**Goal**
Omit all pictures, then retype the data exactly as given.

---------- Recorded information

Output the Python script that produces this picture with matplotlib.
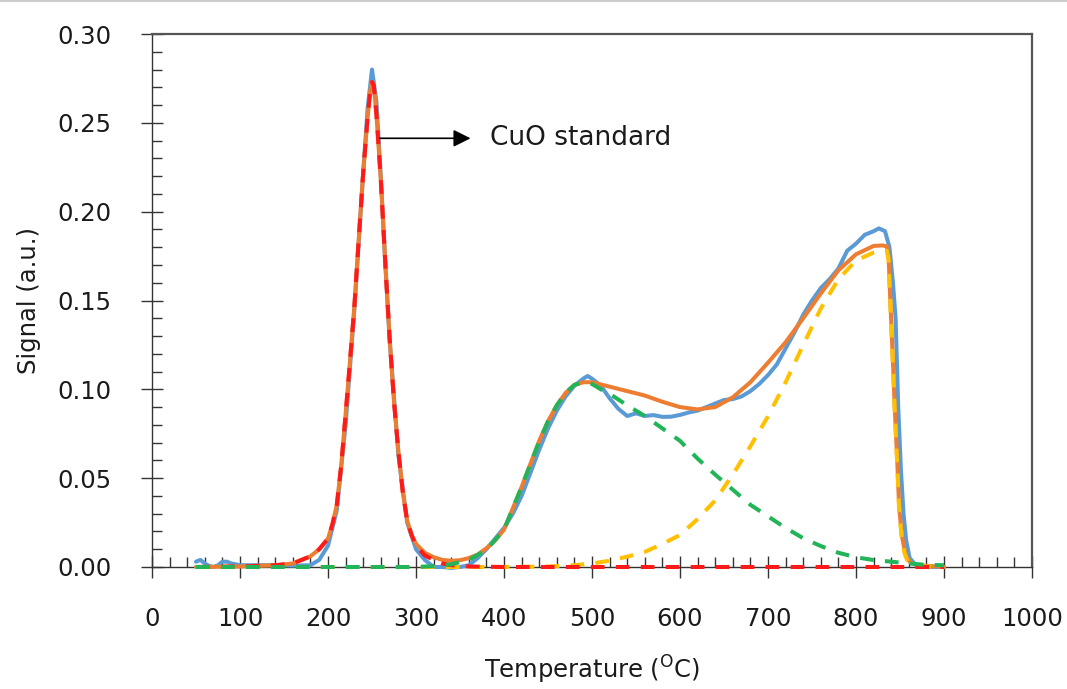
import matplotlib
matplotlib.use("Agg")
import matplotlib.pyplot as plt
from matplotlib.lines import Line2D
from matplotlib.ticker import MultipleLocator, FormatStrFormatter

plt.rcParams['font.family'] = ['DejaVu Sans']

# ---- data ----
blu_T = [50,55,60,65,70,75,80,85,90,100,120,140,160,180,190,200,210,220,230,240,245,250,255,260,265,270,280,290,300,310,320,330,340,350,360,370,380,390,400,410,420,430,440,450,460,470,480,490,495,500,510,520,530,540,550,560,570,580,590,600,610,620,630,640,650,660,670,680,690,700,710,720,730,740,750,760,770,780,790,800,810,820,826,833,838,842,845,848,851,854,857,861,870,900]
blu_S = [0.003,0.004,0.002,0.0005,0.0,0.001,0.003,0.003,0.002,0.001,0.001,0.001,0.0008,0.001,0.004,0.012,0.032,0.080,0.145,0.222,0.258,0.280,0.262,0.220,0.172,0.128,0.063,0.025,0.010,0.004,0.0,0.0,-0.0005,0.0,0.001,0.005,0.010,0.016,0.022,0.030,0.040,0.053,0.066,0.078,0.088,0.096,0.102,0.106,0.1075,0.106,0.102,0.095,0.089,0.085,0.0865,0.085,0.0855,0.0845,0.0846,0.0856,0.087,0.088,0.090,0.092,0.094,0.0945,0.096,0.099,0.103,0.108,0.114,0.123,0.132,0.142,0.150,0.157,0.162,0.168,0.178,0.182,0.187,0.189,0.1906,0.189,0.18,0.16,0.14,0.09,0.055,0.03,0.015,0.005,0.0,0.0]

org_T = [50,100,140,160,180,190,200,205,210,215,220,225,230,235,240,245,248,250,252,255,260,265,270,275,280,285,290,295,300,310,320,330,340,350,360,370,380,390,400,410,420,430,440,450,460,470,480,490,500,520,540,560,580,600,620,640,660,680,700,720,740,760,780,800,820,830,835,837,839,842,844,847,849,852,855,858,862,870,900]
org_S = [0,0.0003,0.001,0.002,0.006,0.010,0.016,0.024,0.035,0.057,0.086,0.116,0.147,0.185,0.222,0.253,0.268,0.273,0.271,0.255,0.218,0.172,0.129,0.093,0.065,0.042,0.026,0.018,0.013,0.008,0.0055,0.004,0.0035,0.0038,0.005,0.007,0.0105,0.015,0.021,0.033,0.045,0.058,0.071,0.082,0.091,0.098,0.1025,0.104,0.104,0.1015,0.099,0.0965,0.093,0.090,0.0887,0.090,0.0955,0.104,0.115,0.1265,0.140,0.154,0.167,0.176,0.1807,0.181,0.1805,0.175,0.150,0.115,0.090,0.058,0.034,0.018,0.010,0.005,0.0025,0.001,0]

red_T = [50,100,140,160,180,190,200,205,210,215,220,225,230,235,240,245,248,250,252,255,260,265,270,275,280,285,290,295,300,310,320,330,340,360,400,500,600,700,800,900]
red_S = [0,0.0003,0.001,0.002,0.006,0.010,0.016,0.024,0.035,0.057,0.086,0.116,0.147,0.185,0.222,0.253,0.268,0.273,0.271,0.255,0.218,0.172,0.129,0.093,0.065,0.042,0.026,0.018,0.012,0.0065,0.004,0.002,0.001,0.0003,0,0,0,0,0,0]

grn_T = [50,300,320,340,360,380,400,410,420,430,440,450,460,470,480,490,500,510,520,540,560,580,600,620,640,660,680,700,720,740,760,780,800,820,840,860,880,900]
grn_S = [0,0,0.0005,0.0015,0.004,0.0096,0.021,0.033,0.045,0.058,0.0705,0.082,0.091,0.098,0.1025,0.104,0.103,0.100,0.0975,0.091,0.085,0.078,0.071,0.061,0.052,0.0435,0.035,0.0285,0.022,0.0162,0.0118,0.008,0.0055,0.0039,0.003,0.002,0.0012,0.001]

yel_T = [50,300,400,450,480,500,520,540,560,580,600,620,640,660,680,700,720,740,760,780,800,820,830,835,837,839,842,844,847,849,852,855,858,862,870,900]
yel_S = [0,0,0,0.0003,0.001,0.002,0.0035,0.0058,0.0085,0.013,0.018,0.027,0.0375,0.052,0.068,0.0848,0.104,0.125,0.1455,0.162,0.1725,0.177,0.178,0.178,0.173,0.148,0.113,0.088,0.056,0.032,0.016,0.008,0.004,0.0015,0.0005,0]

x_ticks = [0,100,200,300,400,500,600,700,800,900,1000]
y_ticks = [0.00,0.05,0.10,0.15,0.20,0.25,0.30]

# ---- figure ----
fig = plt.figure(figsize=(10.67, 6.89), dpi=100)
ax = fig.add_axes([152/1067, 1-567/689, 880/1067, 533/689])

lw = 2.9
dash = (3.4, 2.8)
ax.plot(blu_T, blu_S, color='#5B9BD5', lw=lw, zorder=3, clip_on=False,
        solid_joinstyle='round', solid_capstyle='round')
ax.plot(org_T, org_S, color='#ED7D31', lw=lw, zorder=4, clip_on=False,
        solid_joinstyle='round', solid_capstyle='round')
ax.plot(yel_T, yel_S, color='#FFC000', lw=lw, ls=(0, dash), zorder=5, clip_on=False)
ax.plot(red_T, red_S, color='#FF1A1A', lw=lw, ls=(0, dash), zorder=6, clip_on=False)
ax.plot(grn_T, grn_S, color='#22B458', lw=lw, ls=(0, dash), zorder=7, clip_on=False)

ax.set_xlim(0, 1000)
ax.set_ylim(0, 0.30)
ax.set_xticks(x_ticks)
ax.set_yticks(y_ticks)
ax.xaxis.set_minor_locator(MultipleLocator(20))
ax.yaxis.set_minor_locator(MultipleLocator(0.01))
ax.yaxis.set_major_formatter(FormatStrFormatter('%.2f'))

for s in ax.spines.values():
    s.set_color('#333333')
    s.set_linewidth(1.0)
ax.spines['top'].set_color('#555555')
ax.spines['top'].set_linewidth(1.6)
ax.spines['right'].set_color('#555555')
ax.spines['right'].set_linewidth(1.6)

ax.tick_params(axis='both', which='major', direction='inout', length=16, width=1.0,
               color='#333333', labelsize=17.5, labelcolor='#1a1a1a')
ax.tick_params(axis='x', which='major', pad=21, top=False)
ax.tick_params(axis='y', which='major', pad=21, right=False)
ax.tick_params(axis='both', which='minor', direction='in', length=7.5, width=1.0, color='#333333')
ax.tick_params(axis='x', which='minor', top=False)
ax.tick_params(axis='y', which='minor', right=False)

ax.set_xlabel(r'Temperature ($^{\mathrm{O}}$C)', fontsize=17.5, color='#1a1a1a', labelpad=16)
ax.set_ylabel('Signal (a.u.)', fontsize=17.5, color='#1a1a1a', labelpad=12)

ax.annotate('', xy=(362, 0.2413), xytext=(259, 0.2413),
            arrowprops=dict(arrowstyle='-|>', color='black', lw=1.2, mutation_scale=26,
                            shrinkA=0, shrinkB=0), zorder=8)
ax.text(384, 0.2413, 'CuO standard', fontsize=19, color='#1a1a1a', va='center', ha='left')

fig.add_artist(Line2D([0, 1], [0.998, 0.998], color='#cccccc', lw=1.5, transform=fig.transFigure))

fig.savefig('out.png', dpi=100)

--------------------

**Reply**
Output the Python script that produces this picture with matplotlib.
import matplotlib
matplotlib.use("Agg")
import matplotlib.pyplot as plt
from matplotlib.lines import Line2D
from matplotlib.ticker import MultipleLocator, FormatStrFormatter

plt.rcParams['font.family'] = ['DejaVu Sans']

# ---- data ----
blu_T = [50,55,60,65,70,75,80,85,90,100,120,140,160,180,190,200,210,220,230,240,245,250,255,260,265,270,280,290,300,310,320,330,340,350,360,370,380,390,400,410,420,430,440,450,460,470,480,490,495,500,510,520,530,540,550,560,570,580,590,600,610,620,630,640,650,660,670,680,690,700,710,720,730,740,750,760,770,780,790,800,810,820,826,833,838,842,845,848,851,854,857,861,870,900]
blu_S = [0.003,0.004,0.002,0.0005,0.0,0.001,0.003,0.003,0.002,0.001,0.001,0.001,0.0008,0.001,0.004,0.012,0.032,0.080,0.145,0.222,0.258,0.280,0.262,0.220,0.172,0.128,0.063,0.025,0.010,0.004,0.0,0.0,-0.0005,0.0,0.001,0.005,0.010,0.016,0.022,0.030,0.040,0.053,0.066,0.078,0.088,0.096,0.102,0.106,0.1075,0.106,0.102,0.095,0.089,0.085,0.0865,0.085,0.0855,0.0845,0.0846,0.0856,0.087,0.088,0.090,0.092,0.094,0.0945,0.096,0.099,0.103,0.108,0.114,0.123,0.132,0.142,0.150,0.157,0.162,0.168,0.178,0.182,0.187,0.189,0.1906,0.189,0.18,0.16,0.14,0.09,0.055,0.03,0.015,0.005,0.0,0.0]

org_T = [50,100,140,160,180,190,200,205,210,215,220,225,230,235,240,245,248,250,252,255,260,265,270,275,280,285,290,295,300,310,320,330,340,350,360,370,380,390,400,410,420,430,440,450,460,470,480,490,500,520,540,560,580,600,620,640,660,680,700,720,740,760,780,800,820,830,835,837,839,842,844,847,849,852,855,858,862,870,900]
org_S = [0,0.0003,0.001,0.002,0.006,0.010,0.016,0.024,0.035,0.057,0.086,0.116,0.147,0.185,0.222,0.253,0.268,0.273,0.271,0.255,0.218,0.172,0.129,0.093,0.065,0.042,0.026,0.018,0.013,0.008,0.0055,0.004,0.0035,0.0038,0.005,0.007,0.0105,0.015,0.021,0.033,0.045,0.058,0.071,0.082,0.091,0.098,0.1025,0.104,0.104,0.1015,0.099,0.0965,0.093,0.090,0.0887,0.090,0.0955,0.104,0.115,0.1265,0.140,0.154,0.167,0.176,0.1807,0.181,0.1805,0.175,0.150,0.115,0.090,0.058,0.034,0.018,0.010,0.005,0.0025,0.001,0]

red_T = [50,100,140,160,180,190,200,205,210,215,220,225,230,235,240,245,248,250,252,255,260,265,270,275,280,285,290,295,300,310,320,330,340,360,400,500,600,700,800,900]
red_S = [0,0.0003,0.001,0.002,0.006,0.010,0.016,0.024,0.035,0.057,0.086,0.116,0.147,0.185,0.222,0.253,0.268,0.273,0.271,0.255,0.218,0.172,0.129,0.093,0.065,0.042,0.026,0.018,0.012,0.0065,0.004,0.002,0.001,0.0003,0,0,0,0,0,0]

grn_T = [50,300,320,340,360,380,400,410,420,430,440,450,460,470,480,490,500,510,520,540,560,580,600,620,640,660,680,700,720,740,760,780,800,820,840,860,880,900]
grn_S = [0,0,0.0005,0.0015,0.004,0.0096,0.021,0.033,0.045,0.058,0.0705,0.082,0.091,0.098,0.1025,0.104,0.103,0.100,0.0975,0.091,0.085,0.078,0.071,0.061,0.052,0.0435,0.035,0.0285,0.022,0.0162,0.0118,0.008,0.0055,0.0039,0.003,0.002,0.0012,0.001]

yel_T = [50,300,400,450,480,500,520,540,560,580,600,620,640,660,680,700,720,740,760,780,800,820,830,835,837,839,842,844,847,849,852,855,858,862,870,900]
yel_S = [0,0,0,0.0003,0.001,0.002,0.0035,0.0058,0.0085,0.013,0.018,0.027,0.0375,0.052,0.068,0.0848,0.104,0.125,0.1455,0.162,0.1725,0.177,0.178,0.178,0.173,0.148,0.113,0.088,0.056,0.032,0.016,0.008,0.004,0.0015,0.0005,0]

x_ticks = [0,100,200,300,400,500,600,700,800,900,1000]
y_ticks = [0.00,0.05,0.10,0.15,0.20,0.25,0.30]

# ---- figure ----
fig = plt.figure(figsize=(10.67, 6.89), dpi=100)
ax = fig.add_axes([152/1067, 1-567/689, 880/1067, 533/689])

lw = 2.9
dash = (3.4, 2.8)
ax.plot(blu_T, blu_S, color='#5B9BD5', lw=lw, zorder=3, clip_on=False,
        solid_joinstyle='round', solid_capstyle='round')
ax.plot(org_T, org_S, color='#ED7D31', lw=lw, zorder=4, clip_on=False,
        solid_joinstyle='round', solid_capstyle='round')
ax.plot(yel_T, yel_S, color='#FFC000', lw=lw, ls=(0, dash), zorder=5, clip_on=False)
ax.plot(red_T, red_S, color='#FF1A1A', lw=lw, ls=(0, dash), zorder=6, clip_on=False)
ax.plot(grn_T, grn_S, color='#22B458', lw=lw, ls=(0, dash), zorder=7, clip_on=False)

ax.set_xlim(0, 1000)
ax.set_ylim(0, 0.30)
ax.set_xticks(x_ticks)
ax.set_yticks(y_ticks)
ax.xaxis.set_minor_locator(MultipleLocator(20))
ax.yaxis.set_minor_locator(MultipleLocator(0.01))
ax.yaxis.set_major_formatter(FormatStrFormatter('%.2f'))

for s in ax.spines.values():
    s.set_color('#333333')
    s.set_linewidth(1.0)
ax.spines['top'].set_color('#555555')
ax.spines['top'].set_linewidth(1.6)
ax.spines['right'].set_color('#555555')
ax.spines['right'].set_linewidth(1.6)

ax.tick_params(axis='both', which='major', direction='inout', length=16, width=1.0,
               color='#333333', labelsize=17.5, labelcolor='#1a1a1a')
ax.tick_params(axis='x', which='major', pad=21, top=False)
ax.tick_params(axis='y', which='major', pad=21, right=False)
ax.tick_params(axis='both', which='minor', direction='in', length=7.5, width=1.0, color='#333333')
ax.tick_params(axis='x', which='minor', top=False)
ax.tick_params(axis='y', which='minor', right=False)

ax.set_xlabel(r'Temperature ($^{\mathrm{O}}$C)', fontsize=17.5, color='#1a1a1a', labelpad=16)
ax.set_ylabel('Signal (a.u.)', fontsize=17.5, color='#1a1a1a', labelpad=12)

ax.annotate('', xy=(362, 0.2413), xytext=(259, 0.2413),
            arrowprops=dict(arrowstyle='-|>', color='black', lw=1.2, mutation_scale=26,
                            shrinkA=0, shrinkB=0), zorder=8)
ax.text(384, 0.2413, 'CuO standard', fontsize=19, color='#1a1a1a', va='center', ha='left')

fig.add_artist(Line2D([0, 1], [0.998, 0.998], color='#cccccc', lw=1.5, transform=fig.transFigure))

fig.savefig('out.png', dpi=100)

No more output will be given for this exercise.